**Task prompt**.
Everything in the data should be repeated exactly, save for the images.

· · · · ·

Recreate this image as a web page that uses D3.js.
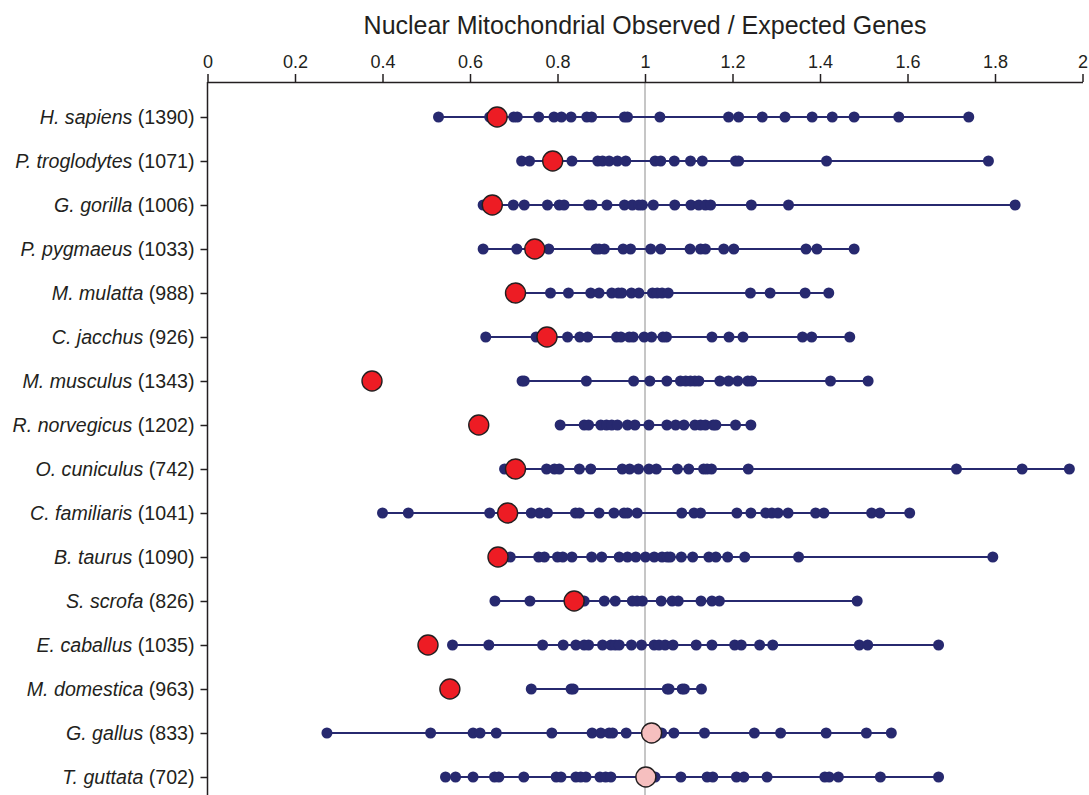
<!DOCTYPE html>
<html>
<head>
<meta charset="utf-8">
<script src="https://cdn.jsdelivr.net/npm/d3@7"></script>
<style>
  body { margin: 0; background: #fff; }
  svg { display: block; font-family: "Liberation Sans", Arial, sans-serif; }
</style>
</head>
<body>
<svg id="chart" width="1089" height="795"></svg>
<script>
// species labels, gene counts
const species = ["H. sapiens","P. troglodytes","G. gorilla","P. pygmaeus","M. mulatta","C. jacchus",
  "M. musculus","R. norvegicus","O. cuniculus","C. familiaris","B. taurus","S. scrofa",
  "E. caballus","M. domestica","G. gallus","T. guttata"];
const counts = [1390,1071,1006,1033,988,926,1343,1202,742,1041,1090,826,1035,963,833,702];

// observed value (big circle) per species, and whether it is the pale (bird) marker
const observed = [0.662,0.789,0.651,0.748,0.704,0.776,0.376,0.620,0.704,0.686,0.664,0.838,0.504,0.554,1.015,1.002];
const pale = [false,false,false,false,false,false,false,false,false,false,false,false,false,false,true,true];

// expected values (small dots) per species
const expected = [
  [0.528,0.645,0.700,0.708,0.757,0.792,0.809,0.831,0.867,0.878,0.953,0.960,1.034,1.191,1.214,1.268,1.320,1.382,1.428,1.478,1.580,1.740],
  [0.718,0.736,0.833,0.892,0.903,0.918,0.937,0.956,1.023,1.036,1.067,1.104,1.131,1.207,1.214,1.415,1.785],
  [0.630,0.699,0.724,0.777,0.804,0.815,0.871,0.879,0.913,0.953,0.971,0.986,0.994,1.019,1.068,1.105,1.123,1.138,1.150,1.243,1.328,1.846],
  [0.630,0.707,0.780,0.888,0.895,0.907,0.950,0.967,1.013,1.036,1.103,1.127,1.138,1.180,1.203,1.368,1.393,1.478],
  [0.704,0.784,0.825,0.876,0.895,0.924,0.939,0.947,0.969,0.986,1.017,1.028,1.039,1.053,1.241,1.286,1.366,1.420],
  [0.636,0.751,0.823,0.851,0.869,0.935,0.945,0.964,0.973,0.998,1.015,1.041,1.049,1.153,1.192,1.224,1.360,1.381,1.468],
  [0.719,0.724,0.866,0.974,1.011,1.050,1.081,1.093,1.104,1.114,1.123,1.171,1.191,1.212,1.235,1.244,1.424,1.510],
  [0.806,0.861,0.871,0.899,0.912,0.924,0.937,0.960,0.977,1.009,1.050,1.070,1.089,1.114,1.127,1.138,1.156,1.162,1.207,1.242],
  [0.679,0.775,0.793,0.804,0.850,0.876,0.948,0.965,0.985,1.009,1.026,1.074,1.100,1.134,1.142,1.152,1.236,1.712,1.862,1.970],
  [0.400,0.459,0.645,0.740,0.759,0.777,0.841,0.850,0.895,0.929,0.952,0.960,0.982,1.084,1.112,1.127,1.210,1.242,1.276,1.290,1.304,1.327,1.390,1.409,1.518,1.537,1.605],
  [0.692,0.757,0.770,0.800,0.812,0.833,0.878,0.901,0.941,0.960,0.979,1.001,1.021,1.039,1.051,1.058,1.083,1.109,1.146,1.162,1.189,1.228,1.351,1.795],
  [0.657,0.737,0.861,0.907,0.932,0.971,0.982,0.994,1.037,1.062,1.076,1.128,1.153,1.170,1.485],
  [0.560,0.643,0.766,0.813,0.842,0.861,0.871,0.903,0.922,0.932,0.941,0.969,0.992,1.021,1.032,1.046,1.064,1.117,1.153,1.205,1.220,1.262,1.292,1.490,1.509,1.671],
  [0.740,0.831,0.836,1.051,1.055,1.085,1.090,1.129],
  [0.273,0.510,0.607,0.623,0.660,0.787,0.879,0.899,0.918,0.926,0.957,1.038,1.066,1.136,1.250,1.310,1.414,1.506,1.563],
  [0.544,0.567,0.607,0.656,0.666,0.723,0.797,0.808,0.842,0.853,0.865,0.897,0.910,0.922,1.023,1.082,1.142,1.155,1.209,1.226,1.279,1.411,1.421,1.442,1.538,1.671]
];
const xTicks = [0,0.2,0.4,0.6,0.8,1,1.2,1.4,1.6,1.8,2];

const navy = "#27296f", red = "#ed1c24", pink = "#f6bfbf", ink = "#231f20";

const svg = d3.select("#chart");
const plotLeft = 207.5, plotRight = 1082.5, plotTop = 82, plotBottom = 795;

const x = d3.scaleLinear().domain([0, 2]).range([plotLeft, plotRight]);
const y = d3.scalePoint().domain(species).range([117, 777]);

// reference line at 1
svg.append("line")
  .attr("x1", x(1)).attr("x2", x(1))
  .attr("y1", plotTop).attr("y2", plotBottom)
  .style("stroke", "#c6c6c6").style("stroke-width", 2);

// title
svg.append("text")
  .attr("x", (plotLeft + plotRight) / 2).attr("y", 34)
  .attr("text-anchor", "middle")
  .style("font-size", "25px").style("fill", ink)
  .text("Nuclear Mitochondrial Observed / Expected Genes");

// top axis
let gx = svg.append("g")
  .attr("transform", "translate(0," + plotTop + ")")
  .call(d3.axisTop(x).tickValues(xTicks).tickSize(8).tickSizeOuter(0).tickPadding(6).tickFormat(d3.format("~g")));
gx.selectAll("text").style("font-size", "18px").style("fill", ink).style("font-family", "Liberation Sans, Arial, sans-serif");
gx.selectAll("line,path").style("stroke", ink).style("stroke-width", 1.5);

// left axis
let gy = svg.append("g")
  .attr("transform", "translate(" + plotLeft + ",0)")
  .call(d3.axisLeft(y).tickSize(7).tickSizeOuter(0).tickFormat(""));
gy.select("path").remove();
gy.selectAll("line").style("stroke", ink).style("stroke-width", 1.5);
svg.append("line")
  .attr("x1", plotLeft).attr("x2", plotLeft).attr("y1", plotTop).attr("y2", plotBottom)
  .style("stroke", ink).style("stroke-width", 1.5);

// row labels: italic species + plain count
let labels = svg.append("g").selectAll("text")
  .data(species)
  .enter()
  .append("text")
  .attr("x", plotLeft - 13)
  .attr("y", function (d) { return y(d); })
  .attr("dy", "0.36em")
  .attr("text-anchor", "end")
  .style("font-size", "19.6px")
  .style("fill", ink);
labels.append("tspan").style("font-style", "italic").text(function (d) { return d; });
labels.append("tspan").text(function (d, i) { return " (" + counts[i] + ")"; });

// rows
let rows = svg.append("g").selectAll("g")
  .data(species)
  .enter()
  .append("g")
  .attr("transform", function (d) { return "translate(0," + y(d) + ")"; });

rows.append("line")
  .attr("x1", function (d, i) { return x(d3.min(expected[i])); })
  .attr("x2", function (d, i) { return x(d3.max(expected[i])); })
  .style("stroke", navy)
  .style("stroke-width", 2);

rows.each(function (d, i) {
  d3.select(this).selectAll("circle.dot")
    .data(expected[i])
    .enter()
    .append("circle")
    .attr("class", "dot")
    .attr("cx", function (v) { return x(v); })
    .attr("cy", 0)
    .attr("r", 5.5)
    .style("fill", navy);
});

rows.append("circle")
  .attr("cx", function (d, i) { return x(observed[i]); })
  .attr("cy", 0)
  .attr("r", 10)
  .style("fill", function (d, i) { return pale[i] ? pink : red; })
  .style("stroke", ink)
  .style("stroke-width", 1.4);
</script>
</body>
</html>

· · · · ·

**Finished task**.
Recreate this image as a web page that uses D3.js.
<!DOCTYPE html>
<html>
<head>
<meta charset="utf-8">
<script src="https://cdn.jsdelivr.net/npm/d3@7"></script>
<style>
  body { margin: 0; background: #fff; }
  svg { display: block; font-family: "Liberation Sans", Arial, sans-serif; }
</style>
</head>
<body>
<svg id="chart" width="1089" height="795"></svg>
<script>
// species labels, gene counts
const species = ["H. sapiens","P. troglodytes","G. gorilla","P. pygmaeus","M. mulatta","C. jacchus",
  "M. musculus","R. norvegicus","O. cuniculus","C. familiaris","B. taurus","S. scrofa",
  "E. caballus","M. domestica","G. gallus","T. guttata"];
const counts = [1390,1071,1006,1033,988,926,1343,1202,742,1041,1090,826,1035,963,833,702];

// observed value (big circle) per species, and whether it is the pale (bird) marker
const observed = [0.662,0.789,0.651,0.748,0.704,0.776,0.376,0.620,0.704,0.686,0.664,0.838,0.504,0.554,1.015,1.002];
const pale = [false,false,false,false,false,false,false,false,false,false,false,false,false,false,true,true];

// expected values (small dots) per species
const expected = [
  [0.528,0.645,0.700,0.708,0.757,0.792,0.809,0.831,0.867,0.878,0.953,0.960,1.034,1.191,1.214,1.268,1.320,1.382,1.428,1.478,1.580,1.740],
  [0.718,0.736,0.833,0.892,0.903,0.918,0.937,0.956,1.023,1.036,1.067,1.104,1.131,1.207,1.214,1.415,1.785],
  [0.630,0.699,0.724,0.777,0.804,0.815,0.871,0.879,0.913,0.953,0.971,0.986,0.994,1.019,1.068,1.105,1.123,1.138,1.150,1.243,1.328,1.846],
  [0.630,0.707,0.780,0.888,0.895,0.907,0.950,0.967,1.013,1.036,1.103,1.127,1.138,1.180,1.203,1.368,1.393,1.478],
  [0.704,0.784,0.825,0.876,0.895,0.924,0.939,0.947,0.969,0.986,1.017,1.028,1.039,1.053,1.241,1.286,1.366,1.420],
  [0.636,0.751,0.823,0.851,0.869,0.935,0.945,0.964,0.973,0.998,1.015,1.041,1.049,1.153,1.192,1.224,1.360,1.381,1.468],
  [0.719,0.724,0.866,0.974,1.011,1.050,1.081,1.093,1.104,1.114,1.123,1.171,1.191,1.212,1.235,1.244,1.424,1.510],
  [0.806,0.861,0.871,0.899,0.912,0.924,0.937,0.960,0.977,1.009,1.050,1.070,1.089,1.114,1.127,1.138,1.156,1.162,1.207,1.242],
  [0.679,0.775,0.793,0.804,0.850,0.876,0.948,0.965,0.985,1.009,1.026,1.074,1.100,1.134,1.142,1.152,1.236,1.712,1.862,1.970],
  [0.400,0.459,0.645,0.740,0.759,0.777,0.841,0.850,0.895,0.929,0.952,0.960,0.982,1.084,1.112,1.127,1.210,1.242,1.276,1.290,1.304,1.327,1.390,1.409,1.518,1.537,1.605],
  [0.692,0.757,0.770,0.800,0.812,0.833,0.878,0.901,0.941,0.960,0.979,1.001,1.021,1.039,1.051,1.058,1.083,1.109,1.146,1.162,1.189,1.228,1.351,1.795],
  [0.657,0.737,0.861,0.907,0.932,0.971,0.982,0.994,1.037,1.062,1.076,1.128,1.153,1.170,1.485],
  [0.560,0.643,0.766,0.813,0.842,0.861,0.871,0.903,0.922,0.932,0.941,0.969,0.992,1.021,1.032,1.046,1.064,1.117,1.153,1.205,1.220,1.262,1.292,1.490,1.509,1.671],
  [0.740,0.831,0.836,1.051,1.055,1.085,1.090,1.129],
  [0.273,0.510,0.607,0.623,0.660,0.787,0.879,0.899,0.918,0.926,0.957,1.038,1.066,1.136,1.250,1.310,1.414,1.506,1.563],
  [0.544,0.567,0.607,0.656,0.666,0.723,0.797,0.808,0.842,0.853,0.865,0.897,0.910,0.922,1.023,1.082,1.142,1.155,1.209,1.226,1.279,1.411,1.421,1.442,1.538,1.671]
];
const xTicks = [0,0.2,0.4,0.6,0.8,1,1.2,1.4,1.6,1.8,2];

const navy = "#27296f", red = "#ed1c24", pink = "#f6bfbf", ink = "#231f20";

const svg = d3.select("#chart");
const plotLeft = 207.5, plotRight = 1082.5, plotTop = 82, plotBottom = 795;

const x = d3.scaleLinear().domain([0, 2]).range([plotLeft, plotRight]);
const y = d3.scalePoint().domain(species).range([117, 777]);

// reference line at 1
svg.append("line")
  .attr("x1", x(1)).attr("x2", x(1))
  .attr("y1", plotTop).attr("y2", plotBottom)
  .style("stroke", "#c6c6c6").style("stroke-width", 2);

// title
svg.append("text")
  .attr("x", (plotLeft + plotRight) / 2).attr("y", 34)
  .attr("text-anchor", "middle")
  .style("font-size", "25px").style("fill", ink)
  .text("Nuclear Mitochondrial Observed / Expected Genes");

// top axis
let gx = svg.append("g")
  .attr("transform", "translate(0," + plotTop + ")")
  .call(d3.axisTop(x).tickValues(xTicks).tickSize(8).tickSizeOuter(0).tickPadding(6).tickFormat(d3.format("~g")));
gx.selectAll("text").style("font-size", "18px").style("fill", ink).style("font-family", "Liberation Sans, Arial, sans-serif");
gx.selectAll("line,path").style("stroke", ink).style("stroke-width", 1.5);

// left axis
let gy = svg.append("g")
  .attr("transform", "translate(" + plotLeft + ",0)")
  .call(d3.axisLeft(y).tickSize(7).tickSizeOuter(0).tickFormat(""));
gy.select("path").remove();
gy.selectAll("line").style("stroke", ink).style("stroke-width", 1.5);
svg.append("line")
  .attr("x1", plotLeft).attr("x2", plotLeft).attr("y1", plotTop).attr("y2", plotBottom)
  .style("stroke", ink).style("stroke-width", 1.5);

// row labels: italic species + plain count
let labels = svg.append("g").selectAll("text")
  .data(species)
  .enter()
  .append("text")
  .attr("x", plotLeft - 13)
  .attr("y", function (d) { return y(d); })
  .attr("dy", "0.36em")
  .attr("text-anchor", "end")
  .style("font-size", "19.6px")
  .style("fill", ink);
labels.append("tspan").style("font-style", "italic").text(function (d) { return d; });
labels.append("tspan").text(function (d, i) { return " (" + counts[i] + ")"; });

// rows
let rows = svg.append("g").selectAll("g")
  .data(species)
  .enter()
  .append("g")
  .attr("transform", function (d) { return "translate(0," + y(d) + ")"; });

rows.append("line")
  .attr("x1", function (d, i) { return x(d3.min(expected[i])); })
  .attr("x2", function (d, i) { return x(d3.max(expected[i])); })
  .style("stroke", navy)
  .style("stroke-width", 2);

rows.each(function (d, i) {
  d3.select(this).selectAll("circle.dot")
    .data(expected[i])
    .enter()
    .append("circle")
    .attr("class", "dot")
    .attr("cx", function (v) { return x(v); })
    .attr("cy", 0)
    .attr("r", 5.5)
    .style("fill", navy);
});

rows.append("circle")
  .attr("cx", function (d, i) { return x(observed[i]); })
  .attr("cy", 0)
  .attr("r", 10)
  .style("fill", function (d, i) { return pale[i] ? pink : red; })
  .style("stroke", ink)
  .style("stroke-width", 1.4);
</script>
</body>
</html>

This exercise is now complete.